Given problem
Repeat, exactly and completely, the material that follows. Omit the pictures.

-- START Information provided --

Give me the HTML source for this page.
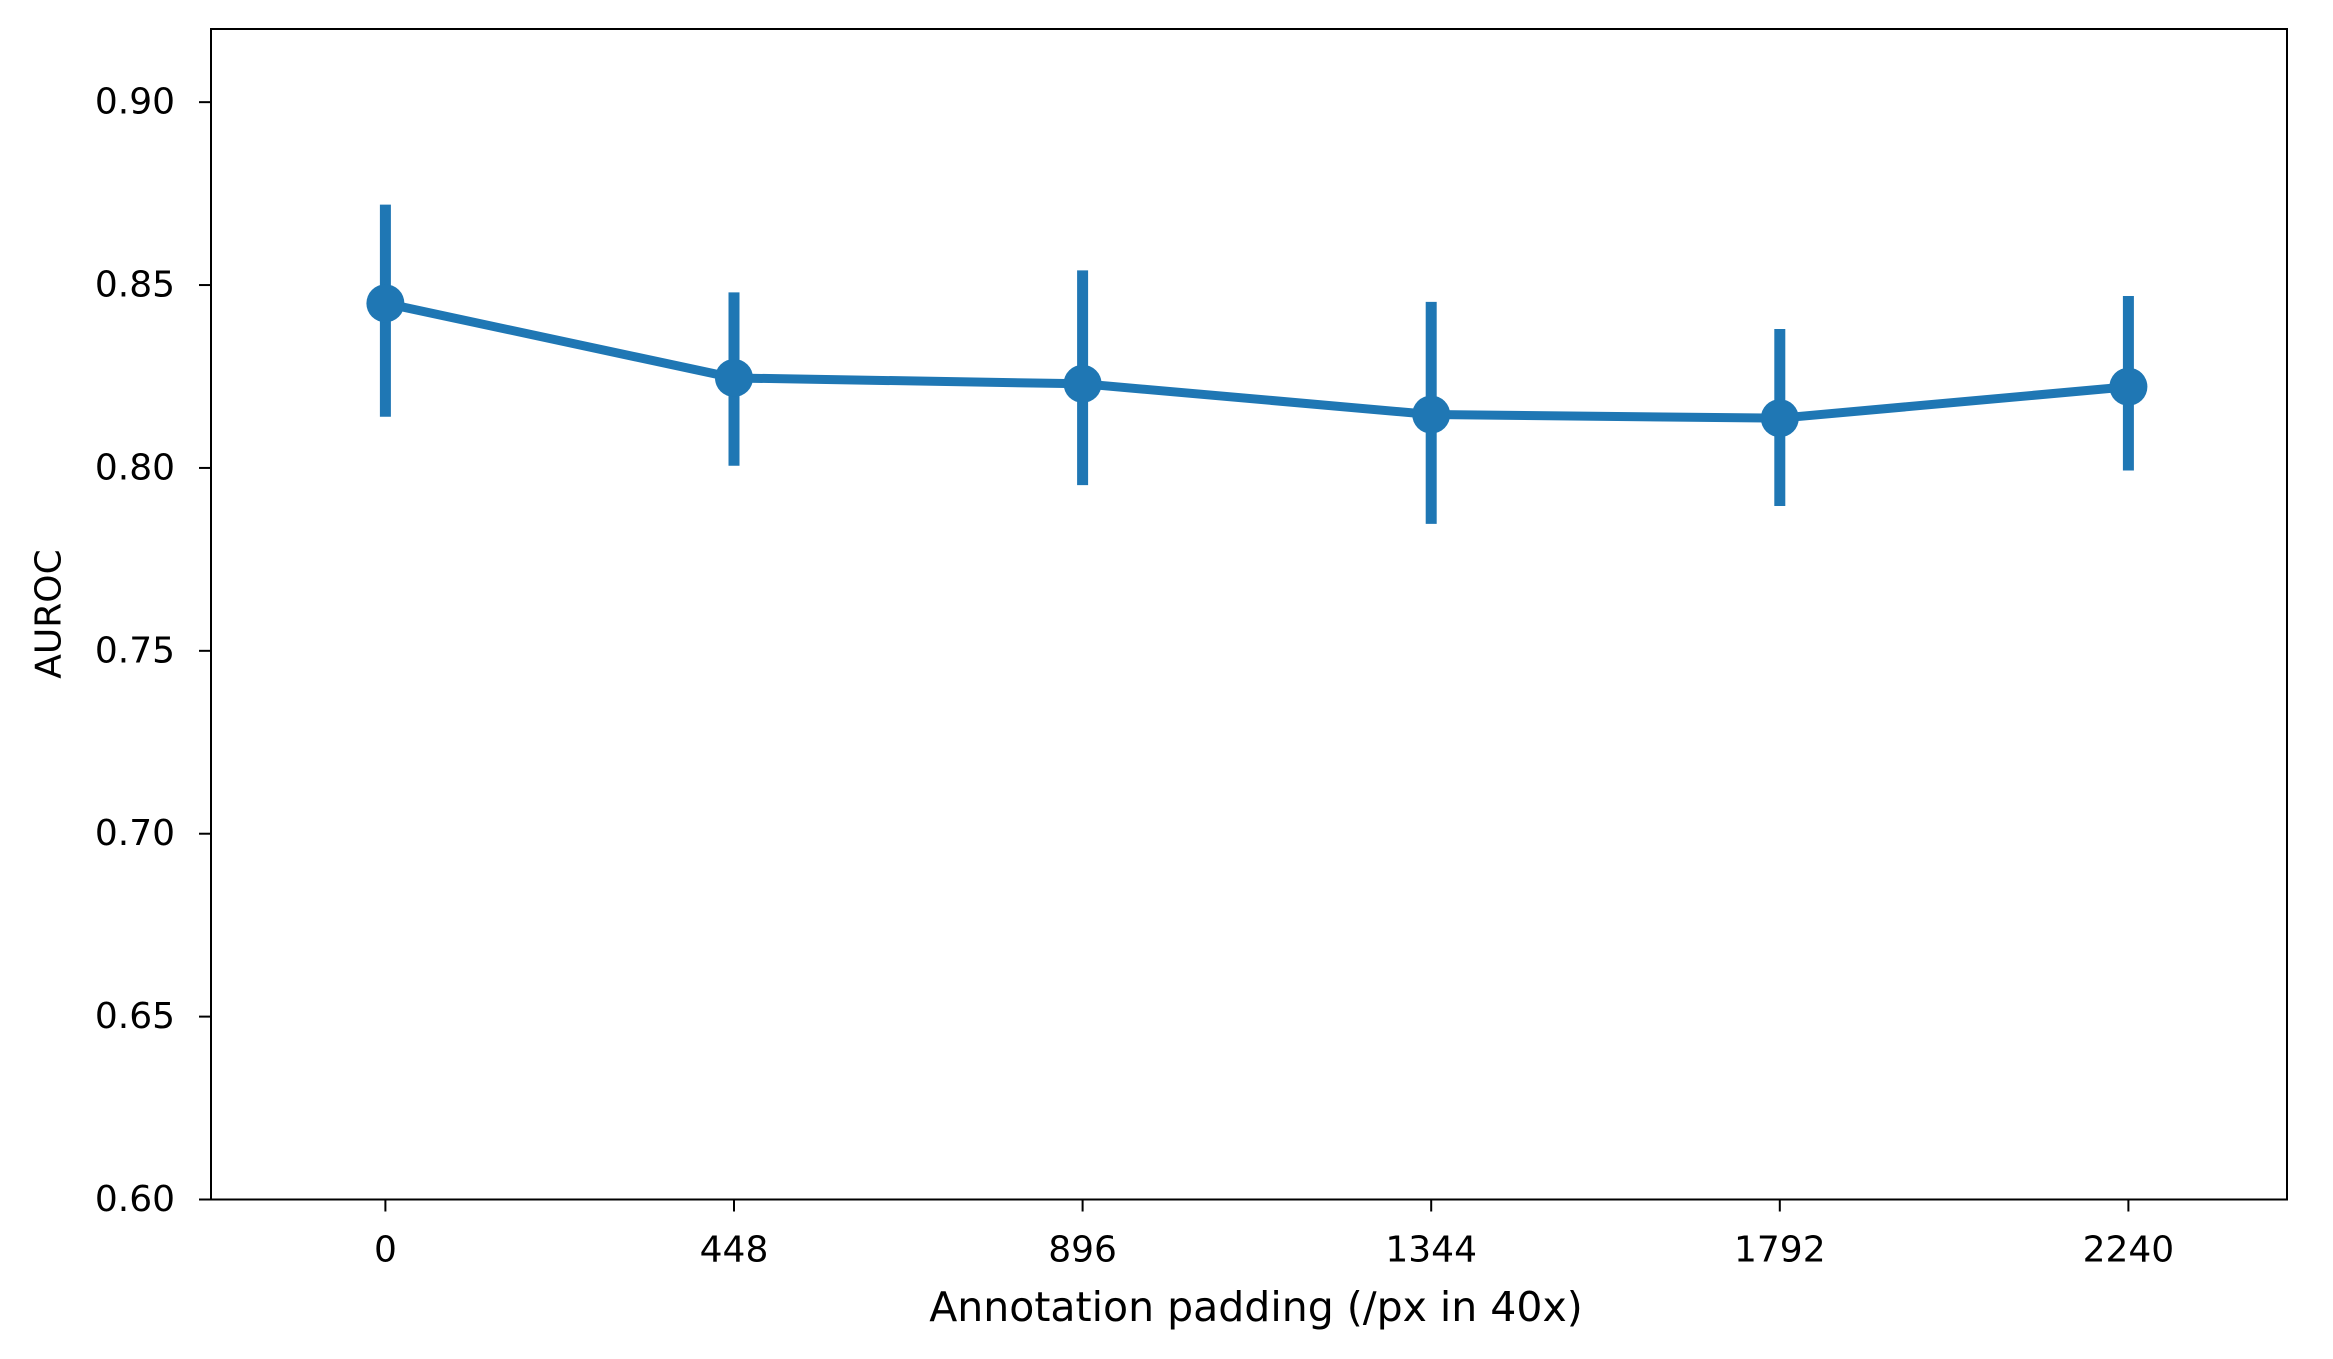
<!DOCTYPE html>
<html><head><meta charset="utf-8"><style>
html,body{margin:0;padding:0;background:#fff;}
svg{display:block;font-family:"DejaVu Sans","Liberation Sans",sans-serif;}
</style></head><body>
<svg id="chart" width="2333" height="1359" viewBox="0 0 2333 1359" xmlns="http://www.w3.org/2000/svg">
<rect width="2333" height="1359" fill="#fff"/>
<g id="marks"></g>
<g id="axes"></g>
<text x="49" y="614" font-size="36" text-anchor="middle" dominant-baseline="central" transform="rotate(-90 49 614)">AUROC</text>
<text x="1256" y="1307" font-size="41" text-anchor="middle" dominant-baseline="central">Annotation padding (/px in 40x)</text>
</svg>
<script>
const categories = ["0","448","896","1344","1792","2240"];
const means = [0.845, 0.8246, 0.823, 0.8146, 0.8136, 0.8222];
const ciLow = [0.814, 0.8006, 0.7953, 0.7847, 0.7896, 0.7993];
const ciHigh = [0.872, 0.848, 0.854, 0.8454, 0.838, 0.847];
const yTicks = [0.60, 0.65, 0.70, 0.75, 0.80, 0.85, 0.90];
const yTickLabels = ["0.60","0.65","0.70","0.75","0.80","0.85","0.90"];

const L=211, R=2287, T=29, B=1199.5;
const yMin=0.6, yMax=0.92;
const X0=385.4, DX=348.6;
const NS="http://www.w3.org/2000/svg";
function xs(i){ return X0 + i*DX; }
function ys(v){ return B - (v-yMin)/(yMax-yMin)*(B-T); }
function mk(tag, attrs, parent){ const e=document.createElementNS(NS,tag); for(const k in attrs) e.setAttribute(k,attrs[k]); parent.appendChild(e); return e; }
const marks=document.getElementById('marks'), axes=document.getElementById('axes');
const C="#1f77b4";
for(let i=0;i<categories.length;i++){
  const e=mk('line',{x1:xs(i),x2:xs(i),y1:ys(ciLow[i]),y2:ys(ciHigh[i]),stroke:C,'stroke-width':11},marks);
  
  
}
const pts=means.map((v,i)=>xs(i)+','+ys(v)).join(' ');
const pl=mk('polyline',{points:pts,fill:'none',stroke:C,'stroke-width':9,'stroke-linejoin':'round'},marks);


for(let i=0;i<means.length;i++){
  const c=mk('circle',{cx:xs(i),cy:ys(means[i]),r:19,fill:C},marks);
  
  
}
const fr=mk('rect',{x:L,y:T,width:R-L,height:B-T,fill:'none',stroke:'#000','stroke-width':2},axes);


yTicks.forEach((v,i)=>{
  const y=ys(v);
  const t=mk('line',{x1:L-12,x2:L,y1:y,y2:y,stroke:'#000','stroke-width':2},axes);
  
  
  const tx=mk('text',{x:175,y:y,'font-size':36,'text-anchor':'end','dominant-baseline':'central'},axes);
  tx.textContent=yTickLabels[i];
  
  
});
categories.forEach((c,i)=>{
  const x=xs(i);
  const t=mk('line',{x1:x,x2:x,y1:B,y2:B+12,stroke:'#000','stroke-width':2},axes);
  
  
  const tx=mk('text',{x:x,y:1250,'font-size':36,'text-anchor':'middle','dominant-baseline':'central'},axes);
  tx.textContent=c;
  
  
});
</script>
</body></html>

-- END Information provided --

Solution for this task
Give me the HTML source for this page.
<!DOCTYPE html>
<html><head><meta charset="utf-8"><style>
html,body{margin:0;padding:0;background:#fff;}
svg{display:block;font-family:"DejaVu Sans","Liberation Sans",sans-serif;}
</style></head><body>
<svg id="chart" width="2333" height="1359" viewBox="0 0 2333 1359" xmlns="http://www.w3.org/2000/svg">
<rect width="2333" height="1359" fill="#fff"/>
<g id="marks"></g>
<g id="axes"></g>
<text x="49" y="614" font-size="36" text-anchor="middle" dominant-baseline="central" transform="rotate(-90 49 614)">AUROC</text>
<text x="1256" y="1307" font-size="41" text-anchor="middle" dominant-baseline="central">Annotation padding (/px in 40x)</text>
</svg>
<script>
const categories = ["0","448","896","1344","1792","2240"];
const means = [0.845, 0.8246, 0.823, 0.8146, 0.8136, 0.8222];
const ciLow = [0.814, 0.8006, 0.7953, 0.7847, 0.7896, 0.7993];
const ciHigh = [0.872, 0.848, 0.854, 0.8454, 0.838, 0.847];
const yTicks = [0.60, 0.65, 0.70, 0.75, 0.80, 0.85, 0.90];
const yTickLabels = ["0.60","0.65","0.70","0.75","0.80","0.85","0.90"];

const L=211, R=2287, T=29, B=1199.5;
const yMin=0.6, yMax=0.92;
const X0=385.4, DX=348.6;
const NS="http://www.w3.org/2000/svg";
function xs(i){ return X0 + i*DX; }
function ys(v){ return B - (v-yMin)/(yMax-yMin)*(B-T); }
function mk(tag, attrs, parent){ const e=document.createElementNS(NS,tag); for(const k in attrs) e.setAttribute(k,attrs[k]); parent.appendChild(e); return e; }
const marks=document.getElementById('marks'), axes=document.getElementById('axes');
const C="#1f77b4";
for(let i=0;i<categories.length;i++){
  const e=mk('line',{x1:xs(i),x2:xs(i),y1:ys(ciLow[i]),y2:ys(ciHigh[i]),stroke:C,'stroke-width':11},marks);
  
  
}
const pts=means.map((v,i)=>xs(i)+','+ys(v)).join(' ');
const pl=mk('polyline',{points:pts,fill:'none',stroke:C,'stroke-width':9,'stroke-linejoin':'round'},marks);


for(let i=0;i<means.length;i++){
  const c=mk('circle',{cx:xs(i),cy:ys(means[i]),r:19,fill:C},marks);
  
  
}
const fr=mk('rect',{x:L,y:T,width:R-L,height:B-T,fill:'none',stroke:'#000','stroke-width':2},axes);


yTicks.forEach((v,i)=>{
  const y=ys(v);
  const t=mk('line',{x1:L-12,x2:L,y1:y,y2:y,stroke:'#000','stroke-width':2},axes);
  
  
  const tx=mk('text',{x:175,y:y,'font-size':36,'text-anchor':'end','dominant-baseline':'central'},axes);
  tx.textContent=yTickLabels[i];
  
  
});
categories.forEach((c,i)=>{
  const x=xs(i);
  const t=mk('line',{x1:x,x2:x,y1:B,y2:B+12,stroke:'#000','stroke-width':2},axes);
  
  
  const tx=mk('text',{x:x,y:1250,'font-size':36,'text-anchor':'middle','dominant-baseline':'central'},axes);
  tx.textContent=c;
  
  
});
</script>
</body></html>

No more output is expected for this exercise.